Chompakorn CChaichot
Chompakorn CChaichot

Reputation: 309

Should number of applications and number of peer nodes be equal?

I was reading the documentation of hyperledger (https://hyperledger-fabric.readthedocs.io/en/release-2.2/network/network.html) and I have a question from this paragraph

We can see that the careful addition of peers to the network can help support increased throughput, stability, and resilience.
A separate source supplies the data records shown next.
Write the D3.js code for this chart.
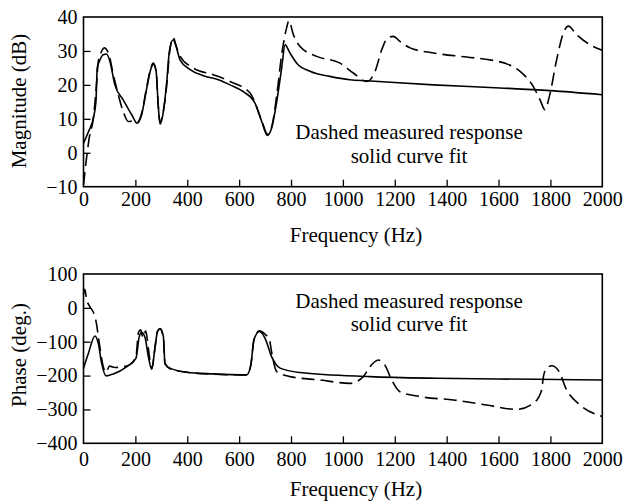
<!DOCTYPE html>
<html>
<head>
<meta charset="utf-8">
<script src="https://cdn.jsdelivr.net/npm/d3@7"></script>
<style>
  body { margin: 0; background: #fff; }
  svg { display: block; font-family: "Liberation Serif", "Times New Roman", serif; }
  .tick text { font-size: 20px; fill: #000; font-family: "Liberation Serif", "Times New Roman", serif; }
</style>
</head>
<body>
<div id="visualization"></div>
<script>
// Magnitude: curve fit (solid)
const magFitHz = [0, 19, 38, 48, 53, 61, 76, 89, 102, 121, 153, 186, 207, 224, 244, 259, 269, 280, 288, 295, 308, 321, 331, 346, 357, 372, 411, 462, 520, 565, 616, 661, 687, 709, 725, 745, 764, 777, 796, 822, 873, 950, 1027, 1092, 1349, 1606, 1798, 2000];
const magFitDb = [2.8, 6.2, 10.2, 15.1, 25, 26.9, 28.9, 29.1, 26.9, 20, 15.6, 11.2, 8.7, 11.2, 19.1, 24.5, 26.1, 24, 14.1, 8.4, 12.1, 21, 29.9, 33.3, 31.3, 27.4, 24.5, 22.7, 21.5, 20, 18, 14.6, 9.2, 5.1, 7.2, 15.1, 25, 31.8, 29.4, 26.4, 24, 22.5, 21.5, 21.2, 20, 19.1, 18.3, 17.1];

// Magnitude: measured (dashed)
const magMeasHz = [0, 10, 22, 38, 51, 57, 70, 79, 96, 115, 134, 153, 173, 195, 207, 224, 244, 259, 269, 280, 288, 295, 308, 321, 331, 346, 357, 372, 423, 500, 565, 642, 687, 709, 725, 745, 764, 783, 792, 809, 835, 899, 989, 1040, 1092, 1124, 1150, 1169, 1194, 1220, 1259, 1349, 1477, 1580, 1631, 1683, 1734, 1760, 1779, 1796, 1824, 1850, 1869, 1901, 1953, 2000];
const magMeasDb = [-9.5, -2.6, 4.3, 10.2, 21, 26.9, 29.9, 30.9, 29.4, 23, 17.1, 12.1, 9.2, 9.4, 9.0, 11.5, 19.5, 24.8, 26.4, 24, 14, 9, 12.5, 20, 29, 34, 31.5, 28.5, 25, 23, 21, 17.6, 9.5, 5.5, 7.5, 17, 28.9, 36.8, 38.9, 34.8, 31.3, 28.4, 26.4, 23.5, 21, 24, 30.4, 33.5, 34.3, 32.8, 30.9, 29.4, 28.2, 27.2, 26.2, 24, 19.5, 15.6, 12.7, 16.6, 27.4, 35.3, 37.3, 34.8, 31.8, 30.2];

// Phase: curve fit (solid)
const phFitHz = [0, 19, 44, 57, 70, 87, 115, 166, 202, 215, 224, 237, 250, 263, 276, 285, 295, 308, 314, 333, 398, 500, 629, 645, 657, 678, 700, 725, 758, 835, 1104, 1362, 1747, 2000];
const phFitDeg = [-178, -134, -83, -105, -164, -201, -195, -174, -149, -85, -72, -87, -144, -181, -115, -70, -61, -85, -164, -178, -190, -195, -198, -169, -95, -70, -90, -144, -178, -191, -203, -208, -211, -213];

// Phase: measured (dashed)
const phMeasHz = [0, 5, 12, 25, 42, 51, 57, 63, 75, 87, 100, 120, 166, 202, 212, 220, 230, 240, 250, 263, 276, 285, 295, 308, 314, 333, 398, 500, 629, 645, 657, 678, 700, 717, 725, 745, 796, 912, 1027, 1079, 1104, 1137, 1162, 1188, 1220, 1297, 1426, 1554, 1670, 1734, 1766, 1773, 1786, 1805, 1830, 1863, 1914, 2000];
const phMeasDeg = [40, 55, 25, 3, -21, -51, -85, -115, -170, -190, -172, -176, -172, -145, -72, -65, -88, -68, -120, -180, -115, -70, -62, -88, -165, -180, -190, -196, -198, -169, -95, -68, -78, -95, -130, -188, -203, -213, -223, -203, -174, -154, -169, -213, -248, -262, -272, -287, -300, -282, -243, -203, -178, -171, -184, -243, -287, -321];

const freqTicks = [0, 200, 400, 600, 800, 1000, 1200, 1400, 1600, 1800, 2000];
const magTicks = [-10, 0, 10, 20, 30, 40];
const phaseTicks = [-400, -300, -200, -100, 0, 100];

const width = 628, height = 503;
const serif = '"Liberation Serif", "Times New Roman", serif';

const svg = d3.select("#visualization")
    .append("svg")
    .attr("width", width)
    .attr("height", height);

const x = d3.scaleLinear().domain([0, 2000]).range([83.5, 602.3]);

function drawPanel(opts) {
    const y = d3.scaleLinear().domain(opts.domain).range([opts.bottom, opts.top]);
    const g = svg.append("g");

    // x axis, ticks pointing inward
    const xAxis = g.append("g")
        .attr("transform", `translate(0,${opts.bottom})`)
        .call(d3.axisBottom(x).tickValues(freqTicks).tickSize(-7).tickPadding(opts.xPad).tickFormat(d3.format("d")))
        .attr("font-family", serif)
        .attr("font-size", 20);
    xAxis.select(".domain").remove();
    xAxis.selectAll(".tick line")
        .attr("stroke-width", 1.3)
        .filter(d => d === 0 || d === 2000).remove();

    const yAxis = g.append("g")
        .attr("transform", `translate(${x(0)},0)`)
        .call(d3.axisLeft(y).tickValues(opts.ticks).tickSize(-7).tickPadding(6))
        .attr("font-family", serif)
        .attr("font-size", 20);
    yAxis.select(".domain").remove();
    yAxis.selectAll(".tick line")
        .attr("stroke-width", 1.3)
        .filter(d => d === opts.domain[0] || d === opts.domain[1]).remove();

    g.append("rect")
        .attr("x", x(0))
        .attr("y", opts.top)
        .attr("width", x(2000) - x(0))
        .attr("height", opts.bottom - opts.top)
        .attr("fill", "none")
        .attr("stroke", "#000")
        .attr("stroke-width", 1.6);

    const line = d3.line()
        .x(d => x(d[0]))
        .y(d => y(d[1]))
        .curve(d3.curveMonotoneX);

    g.append("path")
        .datum(d3.zip(opts.measHz, opts.measVal))
        .attr("fill", "none")
        .attr("stroke", "#000")
        .attr("stroke-width", 1.6)
        .attr("stroke-dasharray", "13,6")
        .attr("d", line);

    g.append("path")
        .datum(d3.zip(opts.fitHz, opts.fitVal))
        .attr("fill", "none")
        .attr("stroke", "#000")
        .attr("stroke-width", 1.6)
        .attr("d", line);

    // annotation
    const note = g.append("text")
        .attr("text-anchor", "middle")
        .attr("font-size", 21);
    note.append("tspan").attr("x", 409).attr("y", opts.noteY).text("Dashed measured response");
    note.append("tspan").attr("x", 409).attr("y", opts.noteY + 23.5).text("solid curve fit");

    g.append("text")
        .attr("x", 356)
        .attr("y", opts.xTitleY)
        .attr("text-anchor", "middle")
        .attr("font-size", 21)
        .text("Frequency (Hz)");

    g.append("text")
        .attr("transform", `translate(26,${opts.yTitleY}) rotate(-90)`)
        .attr("text-anchor", "middle")
        .attr("font-size", 21)
        .text(opts.yTitle);
}

drawPanel({
    domain: [-10, 40], top: 17, bottom: 186.7, ticks: magTicks, xPad: 5,
    fitHz: magFitHz, fitVal: magFitDb, measHz: magMeasHz, measVal: magMeasDb,
    noteY: 139, xTitleY: 241.5, yTitle: "Magnitude (dB)", yTitleY: 101
});

drawPanel({
    domain: [-400, 100], top: 274, bottom: 443.3, ticks: phaseTicks, xPad: 9,
    fitHz: phFitHz, fitVal: phFitDeg, measHz: phMeasHz, measVal: phMeasDeg,
    noteY: 307.5, xTitleY: 496, yTitle: "Phase (deg.)", yTitleY: 355
});
</script>
</body>
</html>
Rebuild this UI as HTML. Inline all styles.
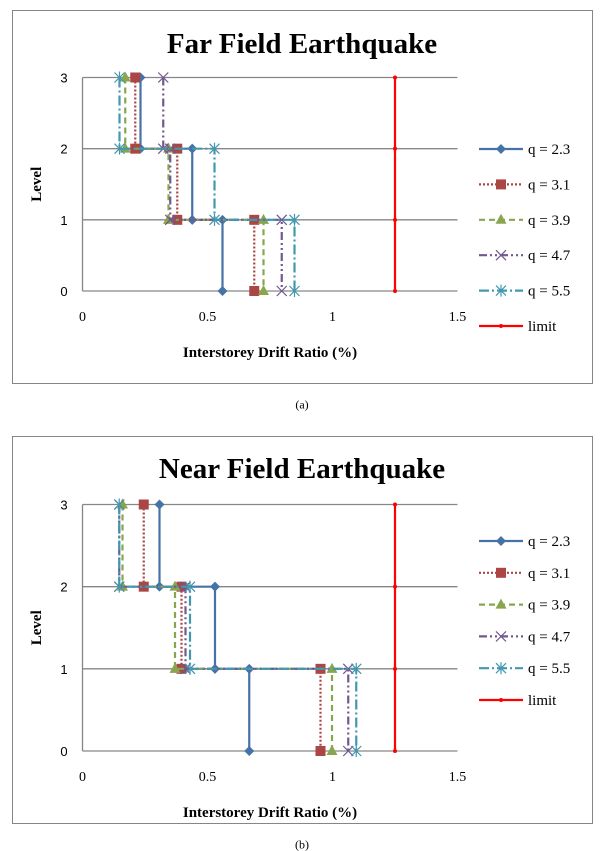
<!DOCTYPE html>
<html><head><meta charset="utf-8"><style>
html,body{margin:0;padding:0;background:#fff;}
svg{display:block;}
</style></head><body>
<svg id="svg" width="605" height="851" xmlns="http://www.w3.org/2000/svg" data-name="figure" data-interactable="false"></svg>
<script>
const levels = [3, 2, 1, 0];
const xTicks = [0, 0.5, 1, 1.5];
const yTicks = [0, 1, 2, 3];
const seriesNames = ["q = 2.3", "q = 3.1", "q = 3.9", "q = 4.7", "q = 5.5"];
// storey drifts [storey3, storey2, storey1]
const farDrifts = [[0.232, 0.439, 0.56],[0.211, 0.379, 0.687],[0.171, 0.344, 0.724],[0.323, 0.351, 0.797],[0.148, 0.528, 0.848]];
const nearDrifts = [[0.308, 0.53, 0.667],[0.245, 0.396, 0.952],[0.16, 0.37, 0.998],[0.147, 0.412, 1.063],[0.147, 0.43, 1.095]];
const limitValue = 1.25;

const NS="http://www.w3.org/2000/svg";
const svg=document.getElementById('svg');
function mk(tag,attrs,parent){const e=document.createElementNS(NS,tag);for(const k in attrs)e.setAttribute(k,attrs[k]);(parent||svg).appendChild(e);return e;}
const styles=[
 {c:"#4572A7",d:"",m:"diamond"},
 {c:"#AA4643",d:"2,2",m:"square"},
 {c:"#89A54E",d:"6,4",m:"triangle"},
 {c:"#71588F",d:"8,3,2,3,2,3",m:"x"},
 {c:"#4198AF",d:"10,3,2,3",m:"star"}];
function marker(g,type,x,y,c){
  let e;
  if(type==="diamond"){e=mk('polygon',{points:`${x},${y-5} ${x+5},${y} ${x},${y+5} ${x-5},${y}`,fill:c},g);}
  else if(type==="square"){e=mk('rect',{x:x-5,y:y-5,width:10,height:10,fill:c},g);}
  else if(type==="triangle"){e=mk('polygon',{points:`${x},${y-6} ${x+5.5},${y+4} ${x-5.5},${y+4}`,fill:c},g);}
  else if(type==="x"){e=mk('path',{d:`M${x-5},${y-5}L${x+5},${y+5}M${x+5},${y-5}L${x-5},${y+5}`,stroke:c,'stroke-width':1.2,fill:'none'},g);}
  else if(type==="star"){e=mk('path',{d:`M${x-5},${y-5}L${x+5},${y+5}M${x+5},${y-5}L${x-5},${y+5}M${x},${y-6}L${x},${y+6}`,stroke:c,'stroke-width':1.2,fill:'none'},g);}
  else {e=mk('circle',{cx:x,cy:y,r:2,fill:c},g);}
  e.setAttribute('data-name','data-marker');
  e.setAttribute('data-interactable','false');
}
function chart(cfg){
  const {frameY,frameH,title,titleY,y3,y0,caption,drifts,legY,legStep,key}=cfg;
  const x0=82.5,x15=457.5;
  const sx=v=>x0+(x15-x0)*v/1.5;
  const sy=v=>y0+(y3-y0)*v/3;
  const g=mk('g',{});
  g.setAttribute('data-name',key+'-chart');g.setAttribute('data-interactable','false');
  mk('rect',{x:12.5,y:frameY,width:580,height:frameH,fill:'#fff',stroke:'#868686','stroke-width':1},g).setAttribute('data-name','chart-frame');
  const t=mk('text',{x:302,y:titleY,'text-anchor':'middle','font-family':'Liberation Serif, serif','font-weight':'bold','font-size':29},g);t.textContent=title;
  t.setAttribute('data-name','chart-title');t.setAttribute('data-interactable','false');
  yTicks.forEach(v=>{
    const l=mk('line',{x1:x0,x2:x15,y1:sy(v),y2:sy(v),stroke:'#868686','stroke-width':1.3},g);
    l.setAttribute('data-name','gridline');l.setAttribute('data-interactable','false');
    const tt=mk('text',{x:64,y:sy(v)+5,'text-anchor':'middle','font-family':'Liberation Sans, sans-serif','font-size':13},g);tt.textContent=v;
    tt.setAttribute('data-name','y-tick-label');tt.setAttribute('data-interactable','false');
  });
  const ax=mk('line',{x1:x0,x2:x0,y1:sy(3),y2:sy(0),stroke:'#868686','stroke-width':1.3},g);
  ax.setAttribute('data-name','y-axis-line');ax.setAttribute('data-interactable','false');
  xTicks.forEach(v=>{
    const tt=mk('text',{x:sx(v),y:y0+30,'text-anchor':'middle','font-family':'Liberation Serif, serif','font-size':14},g);tt.textContent=v;
    tt.setAttribute('data-name','x-tick-label');tt.setAttribute('data-interactable','false');
  });
  const xt=mk('text',{x:270,y:y0+66,'text-anchor':'middle','font-family':'Liberation Serif, serif','font-weight':'bold','font-size':15},g);xt.textContent="Interstorey Drift Ratio (%)";
  xt.setAttribute('data-name','x-axis-title');xt.setAttribute('data-interactable','false');
  const yt=mk('text',{x:0,y:0,transform:`translate(41,${(y0+y3)/2}) rotate(-90)`,'text-anchor':'middle','font-family':'Liberation Serif, serif','font-weight':'bold','font-size':15},g);yt.textContent="Level";
  yt.setAttribute('data-name','y-axis-title');yt.setAttribute('data-interactable','false');
  // series
  drifts.forEach((d,i)=>{
    const s=styles[i];
    const pts=[[d[0],3],[d[0],2],[d[1],2],[d[1],1],[d[2],1],[d[2],0]];
    const sg=mk('g',{},g);sg.setAttribute('data-name','series-'+seriesNames[i].replace(/[^0-9]/g,''));sg.setAttribute('data-interactable','false');
    const p=mk('polyline',{points:pts.map(p=>sx(p[0])+','+sy(p[1])).join(' '),fill:'none',stroke:s.c,'stroke-width':2.2,'stroke-dasharray':s.d},sg);
    p.setAttribute('data-name','series-line');p.setAttribute('data-interactable','false');
    pts.forEach(p=>marker(sg,s.m,sx(p[0]),sy(p[1]),s.c));
  });
  const lg=mk('g',{},g);lg.setAttribute('data-name','limit-series');lg.setAttribute('data-interactable','false');
  mk('line',{x1:sx(limitValue),x2:sx(limitValue),y1:sy(0),y2:sy(3),stroke:'#FF0000','stroke-width':2.2},lg);
  levels.forEach(l=>marker(lg,'dot',sx(limitValue),sy(l),'#FF0000'));
  // legend
  const names=seriesNames.concat(["limit"]);
  names.forEach((n,i)=>{
    const y=legY+i*legStep;
    const eg=mk('g',{},g);eg.setAttribute('data-name','legend-entry');eg.setAttribute('data-interactable','false');
    const c=i<5?styles[i].c:'#FF0000';
    mk('line',{x1:479,x2:523,y1:y,y2:y,stroke:c,'stroke-width':2.2,'stroke-dasharray':i<5?styles[i].d:''},eg);
    marker(eg,i<5?styles[i].m:'dot',501,y,c);
    const tt=mk('text',{x:528,y:y+5,'font-family':'Liberation Serif, serif','font-size':15},eg);tt.textContent=n;
  });
  const cap=mk('text',{x:302,y:frameY+frameH+25,'text-anchor':'middle','font-family':'Liberation Serif, serif','font-size':12},svg);cap.textContent=caption;
  cap.setAttribute('data-name','caption-'+key);cap.setAttribute('data-interactable','false');
}
chart({key:'far-field',frameY:10.5,frameH:373,title:"Far Field Earthquake",titleY:53,y3:77.5,y0:291,caption:"(a)",drifts:farDrifts,legY:149,legStep:35.4});
chart({key:'near-field',frameY:436.5,frameH:387,title:"Near Field Earthquake",titleY:478,y3:504.5,y0:751,caption:"(b)",drifts:nearDrifts,legY:541,legStep:31.8});
</script>
</body></html>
For example, more peers in a network will allow more applications to connect to it; and multiple peers in an organization will provide extra resilience in the case of planned or unplanned outages.

Does the sentence more peers in a network will allow more applications to connect to it mean that one application should be communicating with one peer node and thus number of nodes should be equal to the number of applications on the channel?

If so why can't multiple applications just communicate directly to one node instead?

Upvotes: 1

Views: 66

Answers (1)

Arijit Mahapatra
Arijit Mahapatra

Reputation: 100

As part of planning to create a peer, you will need to consider your strategy at an organization level in order to ensure zero downtime of your components. This means building redundant components, and specifically redundant peers. To ensure zero downtown, you need at least one redundant peer in a separate virtual machine so that peers can go down for maintenance while client applications go on submitting endorsement proposals uninterrupted.

Along similar lines, client applications should be configured to use Service Discovery to ensure that transactions are only submitted to peers that are currently available. As long as at least one peer from each organization is available, and service discovered is being used, any endorsement policy will be able to be satisfied. It is the responsibility of each organization to make sure their high availability strategy is robust enough to ensure that at least one peer owned by their organization is available at all times in every channel they’re joined to.